Kemampuan menulis bagi seorang guru, sesungguhnya harus di-install jauh-jauh hari sebelum menjalani peran sebagai guru. Sebab pekerjaan guru memang bertalian erat dengan penulisan. Dari membikin administrasi kelas macam rencana pengajaran beserta konco-konconya sampai mengurusi administrasi sekolah (sebagai tugas tambahan).
Jadi ketika ada seorang guru merengek ke temannya, minta dibuatkan soal atau lebih parahnya minta kiriman file jadinya, sepintas memang terdengar aneh. Namun begitulah fakta pendidikan di Indonesia. Dan ini janganlah buru-buru dianggap sebagai potret buram pendidikan. Perlu pisau kajian yang mampu membelah sampai ke urat-urat terkecil dari problema pendidikan tersebut.
Dan hal itu seharusnya menjadi konsen utama bagi semua pemangku kebijakan di setiap levelnya. Bukan diserahkan kepada kesadaran internal para guru semata. Sebab guru kita sudah berdarah-darah dalam membimbing tunas-tunas bangsa. Jika beban itu dilimpahkan sepenuhnya ke pundak mereka. Tentu kelelahan ekstrim akan mendera. Dan akibatnya bisa ditebak. Yaitu timbulnya "kemalasan berjamaah", yang terkomandoi secara gaib.

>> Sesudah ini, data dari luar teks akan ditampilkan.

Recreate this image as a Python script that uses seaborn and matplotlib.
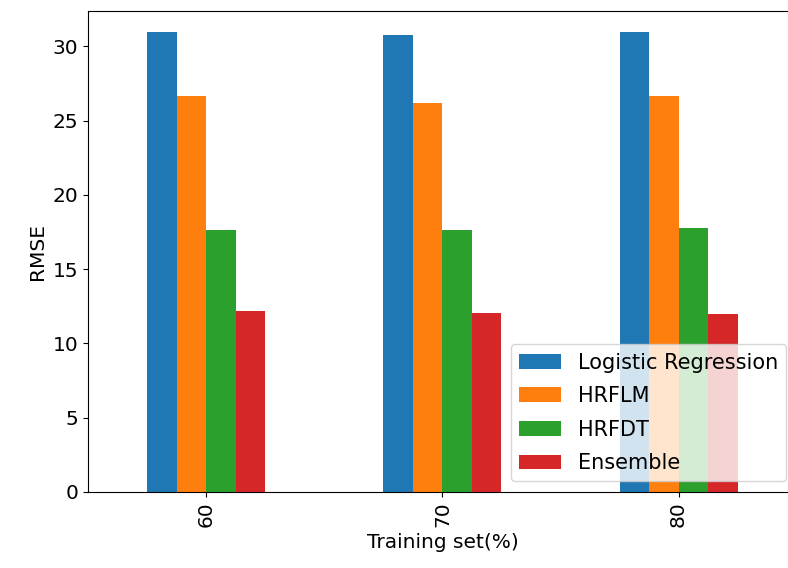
import pandas as pd
import seaborn as sns
import matplotlib.pyplot as plt

# values
training_sizes = ['60', '70', '80']
logistic_regression = [31.0, 30.75, 31.0]
hrflm = [26.65, 26.2, 26.65]
hrfdt = [17.65, 17.65, 17.8]
ensemble = [12.2, 12.05, 11.95]

models = ['Logistic Regression', 'HRFLM', 'HRFDT', 'Ensemble']
colors = ['#1f77b4', '#ff7f0e', '#2ca02c', '#d62728']

df = pd.DataFrame({
    'Training set(%)': training_sizes * 4,
    'Model': [m for m in models for _ in training_sizes],
    'RMSE': logistic_regression + hrflm + hrfdt + ensemble,
})

plt.rcParams['font.size'] = 14.5

fig, ax = plt.subplots(figsize=(7.88, 5.68), dpi=100)
sns.barplot(data=df, x='Training set(%)', y='RMSE', hue='Model',
            palette=colors, width=0.5, saturation=1, gap=0, ax=ax)

ax.set_xlim(-0.5, 2.5)
ax.set_ylim(0, 32.4)
ax.tick_params(axis='x', rotation=90)
ax.legend(loc='lower right', fontsize=15, labelspacing=0.65)

# the right edge of the axes falls just outside the picture, as in the reference
plt.subplots_adjust(left=0.112, right=1.011, top=0.981, bottom=0.134)
plt.savefig('out.png')
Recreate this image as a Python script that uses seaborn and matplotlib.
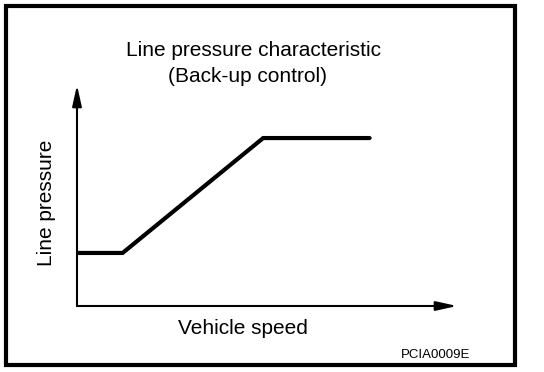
import matplotlib
matplotlib.use("Agg")
import matplotlib.pyplot as plt
from matplotlib.patches import Rectangle
import seaborn as sns

# Datos (unidades relativas, sin escala en el original)
velocidad = [0, 12, 49, 77]
presion = [24, 24, 76, 76]

titulo_1 = "Line pressure characteristic"
titulo_2 = "(Back-up control)"
etiqueta_x = "Vehicle speed"
etiqueta_y = "Line pressure"
codigo = "PCIA0009E"

sns.set_style("white")
plt.rcParams['font.family'] = ['Liberation Sans', 'DejaVu Sans']
plt.rcParams['text.color'] = 'black'

W, H = 544, 372
fig = plt.figure(figsize=(W / 100, H / 100), dpi=100)

def fx(px):
    return px / W

def fy(py):
    return 1 - py / H

# Ejes: origen en (77, 306) px, flechas hasta (457, 306) y (77, 85)
ax = fig.add_axes([fx(77), fy(306), fx(457) - fx(77), fy(85) - fy(306)])
sns.lineplot(x=velocidad, y=presion, color="black", linewidth=3, ax=ax,
             solid_joinstyle="miter")
ax.set_xlim(0, 100)
ax.set_ylim(0, 100)
ax.set_xticks([])
ax.set_yticks([])
for s in ax.spines.values():
    s.set_visible(False)

estilo_flecha = dict(arrowstyle="-|>,head_length=0.9,head_width=0.2", lw=1.5,
                     color="black", mutation_scale=14, shrinkA=0, shrinkB=0)
ax.annotate("", xy=(1, 0), xytext=(0, 0), xycoords="axes fraction",
            arrowprops=estilo_flecha)
ax.annotate("", xy=(0, 1), xytext=(0, 0), xycoords="axes fraction",
            arrowprops=estilo_flecha)

# Textos
fig.text(fx(253), fy(50), titulo_1, ha="center", va="center", fontsize=15)
fig.text(fx(248), fy(76), titulo_2, ha="center", va="center", fontsize=15)
fig.text(fx(243), fy(329), etiqueta_x, ha="center", va="center", fontsize=15)
fig.text(fx(47), fy(203), etiqueta_y, ha="center", va="center", fontsize=15,
         rotation=90)
fig.text(fx(436), fy(355), codigo, ha="center", va="center", fontsize=9.5)

# Marco
fig.add_artist(Rectangle((fx(6), fy(365)), fx(515) - fx(6), fy(6) - fy(365),
                         transform=fig.transFigure, fill=False,
                         edgecolor="black", linewidth=3))

fig.savefig("out.png", dpi=100)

Apabila sudah begini, percayalah kutukan "education-treadmill" tercipta. Kelihatannya gegas perkasa, namun tak kemana-mana. Tentu hal seperti ini, tak sudi kita alami bukan? Makanya diperlukan penumbuhan kesadaran kolektif, agar menemukan win-win solution di antara semua pihak. Tidak cuma satu pihak yang berada di situasi "asu gedhe menang kerahe".